Teen Tech Zone returns to Carnegie Library of Homestead
After nearly a year on pause, the Teen Tech Zone at the Carnegie Library of Homestead is getting rebooted this Saturday.
Originally established as a four-week workshop last March, Teen Tech Zone is an independent learning class geared toward teaching web design, programming and other useful technology-based skills to local middle school and high school students.
“It started last year thanks to a joint partnership with (Oakland-based nonprofit) Idea Foundry and was funded by the Heinz Foundation,” said Carol Shrieve, director of administration at the Munhall facility. “It was really popular, but we kind of had to let it lapse over the summer because — with places like Sandcastle right down the road — the kids weren't quite as engaged and wanted to be at the pool instead of stuck learning at the library.”

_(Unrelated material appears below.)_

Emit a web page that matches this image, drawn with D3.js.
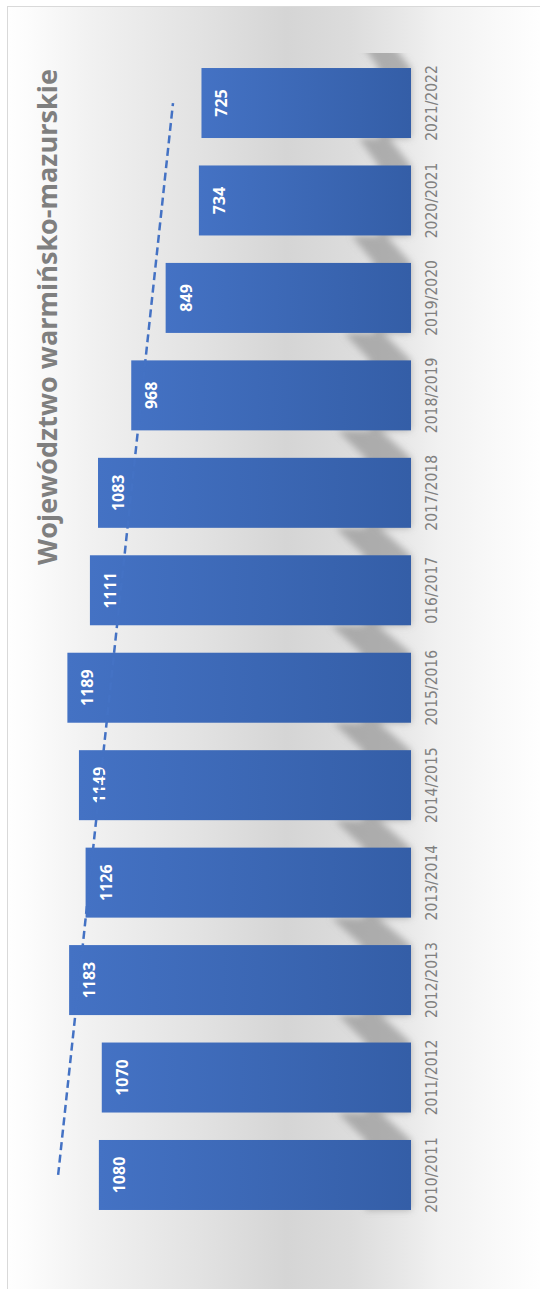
<!DOCTYPE html>
<html>
<head>
<meta charset="utf-8">
<script src="https://cdn.jsdelivr.net/npm/d3@7"></script>
<style>
  body { margin: 0; background: #fff; }
  svg { display: block; }
</style>
</head>
<body>
<svg id="chart"></svg>
<script>
// data (school years, Województwo warmińsko-mazurskie)
const categories = ["2010/2011", "2011/2012", "2012/2013", "2013/2014", "2014/2015", "2015/2016",
                    "016/2017", "2017/2018", "2018/2019", "2019/2020", "2020/2021", "2021/2022"];
const values = [1080, 1070, 1183, 1126, 1149, 1189, 1111, 1083, 968, 849, 734, 725];
const title = "Województwo warmińsko-mazurskie";

const W = 540, H = 1289;
const baseX = 411;

const svg = d3.select("#chart")
    .attr("width", W)
    .attr("height", H);

const defs = svg.append("defs");

// background gradient across the card
const bg = defs.append("linearGradient")
    .attr("id", "bg")
    .attr("gradientUnits", "userSpaceOnUse")
    .attr("x1", 0).attr("x2", W).attr("y1", 0).attr("y2", 0);
[[0, "#ffffff"], [0.05, "#fcfcfc"], [0.18, "#f0f0f0"], [0.37, "#e2e2e2"], [0.53, "#d5d5d5"],
 [0.65, "#dcdcdc"], [0.75, "#e8e8e8"], [0.81, "#f1f1f1"], [0.92, "#f9f9f9"], [1, "#fefefe"]]
  .forEach(s => bg.append("stop").attr("offset", s[0]).attr("stop-color", s[1]));

// bar gradient
const barGrad = defs.append("linearGradient")
    .attr("id", "barGrad")
    .attr("x1", 0).attr("x2", 1).attr("y1", 0).attr("y2", 0);
barGrad.append("stop").attr("offset", 0).attr("stop-color", "#4472c4");
barGrad.append("stop").attr("offset", 1).attr("stop-color", "#345ea7");

defs.append("filter")
    .attr("id", "blur")
    .attr("x", "-50%").attr("y", "-50%").attr("width", "200%").attr("height", "200%")
  .append("feGaussianBlur")
    .attr("stdDeviation", 3.5);

defs.append("clipPath")
    .attr("id", "plotClip")
  .append("rect")
    .attr("x", 0).attr("y", 53).attr("width", W).attr("height", H - 53);

// card
svg.append("rect")
    .attr("x", 7.5).attr("y", 6.5)
    .attr("width", 700).attr("height", 1400)
    .attr("fill", "url(#bg)")
    .attr("stroke", "#d9d9d9")
    .attr("stroke-width", 1);

// scales: columns turned on their side
const x = d3.scaleLinear()
    .domain([0, 1400])
    .range([baseX, baseX - 0.289 * 1400]);

const y = d3.scaleBand()
    .domain(categories.slice().reverse())
    .range([54.3, 1223.7])
    .paddingInner(0.2817)
    .paddingOuter(0.1408);

const data = categories.map((c, i) => ({cat: c, value: values[i], idx: i + 1}));
const bw = y.bandwidth();
const gap = y.step() - bw;

// perspective shadows behind the bars
svg.append("g")
    .attr("clip-path", "url(#plotClip)")
  .append("g")
    .attr("filter", "url(#blur)")
  .selectAll("polygon")
  .data(data)
  .join("polygon")
    .attr("points", d => {
        const y0 = y(d.cat);
        const L = baseX - x(d.value);
        const ls = 0.21 * L + 8;
        return [[baseX, y0 + bw], [baseX, y0], [baseX - 0.42 * ls, y0 - gap],
                [baseX - ls, y0 - gap], [baseX - 0.62 * ls, y0], [baseX - 0.62 * ls, y0 + bw]]
            .map(p => p.join(",")).join(" ");
    })
    .attr("fill", "#888")
    .attr("opacity", 0.6);

// bars
svg.selectAll(".bar")
  .data(data)
  .join("rect")
    .attr("class", "bar")
    .attr("x", d => x(d.value))
    .attr("y", d => y(d.cat))
    .attr("width", d => baseX - x(d.value))
    .attr("height", bw)
    .attr("fill", "url(#barGrad)");

// value labels
svg.selectAll(".val")
  .data(data)
  .join("text")
    .attr("class", "val")
    .attr("transform", d => `translate(${x(d.value) + 20},${y(d.cat) + bw / 2}) rotate(-90)`)
    .attr("text-anchor", "middle")
    .attr("dominant-baseline", "central")
    .attr("fill", "#fff")
    .style("font-family", "'Open Sans', sans-serif")
    .style("font-weight", "bold")
    .style("font-size", "16px")
    .text(d => d.value);

// linear trend line (least squares over category index)
const n = data.length;
const mx = d3.mean(data, d => d.idx), my = d3.mean(data, d => d.value);
const slope = d3.sum(data, d => (d.idx - mx) * (d.value - my)) / d3.sum(data, d => (d.idx - mx) ** 2);
const icpt = my - slope * mx;
const trend = [data[0], data[n - 1]].map(d => ({cat: d.cat, v: icpt + slope * d.idx}));

svg.append("path")
    .datum(trend)
    .attr("d", d3.line().x(d => x(d.v)).y(d => y(d.cat) + bw / 2))
    .attr("fill", "none")
    .attr("stroke", "#4472c4")
    .attr("stroke-width", 2.5)
    .attr("stroke-dasharray", "8,4.5");

// category labels
svg.selectAll(".cat")
  .data(data)
  .join("text")
    .attr("class", "cat")
    .attr("transform", d => `translate(432,${y(d.cat) + bw / 2}) rotate(-90)`)
    .attr("text-anchor", "middle")
    .attr("dominant-baseline", "central")
    .attr("fill", "#808080")
    .style("font-family", "'DejaVu Sans Condensed', 'DejaVu Sans', sans-serif")
    .style("font-stretch", "condensed")
    .style("font-size", "15.5px")
    .text(d => d.cat);

// title
svg.append("text")
    .attr("transform", "translate(57,317) rotate(-90)")
    .attr("text-anchor", "middle")
    .attr("fill", "#7f7f7f")
    .style("font-family", "'Open Sans', sans-serif")
    .style("font-weight", "bold")
    .style("font-size", "27px")
    .text(title);
</script>
</body>
</html>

Now that the library has a new director in Tina Zins and a renewed focus on digital literacy, Shrieve said she believes Teen Tech Zone will be better than ever. The Friends of the Library recently donated an iPad station with eight new tablets and the facility was designated as a host site for the Pittsburgh-based Sprout Fund's Remake Learning Digital Corps — a similar after school program for teens focused on coding and robotics.
“Teen Tech Zone is more about learning artistic-based software,” said Shrieve. “Kids will be learning programs for things like music composition, graphic arts and videography.”
The workshops — overseen by local teachers and creative professionals — will be shorter and more concise than they were last year.
“It was difficult to get kids to come to an Adobe Illustrator class every Monday for a month,” said Shrieve. Now there will be either one-hour or two-hour sessions — maybe two days at most — that will just teach the basics of the programs. Then through self-guided tutorials, the kids will earn Mozilla Open Badges — which are sort of a new version of a resume.”
Zins said the first week will be dedicated to issuing digital badges for skills students already know, and future sessions will provide them more access to learn through a hands-on approach.
“It's a way to let kids learn by doing and it's been received very well,” said Zins. “It helps them communicate and thrive in a more digital world — and that's the most important thing we're trying to promote.”
Shrieve said the program is another free, useful resource for area youth to take advantage of.
“Programs like this are more than just helpful — they're fun,” she said. “Kids don't realize they're actually learning STEM-based technology. It's an alternative means of education and, for a community like ours where resources are few and the need is great, this is the perfect fit for our library.”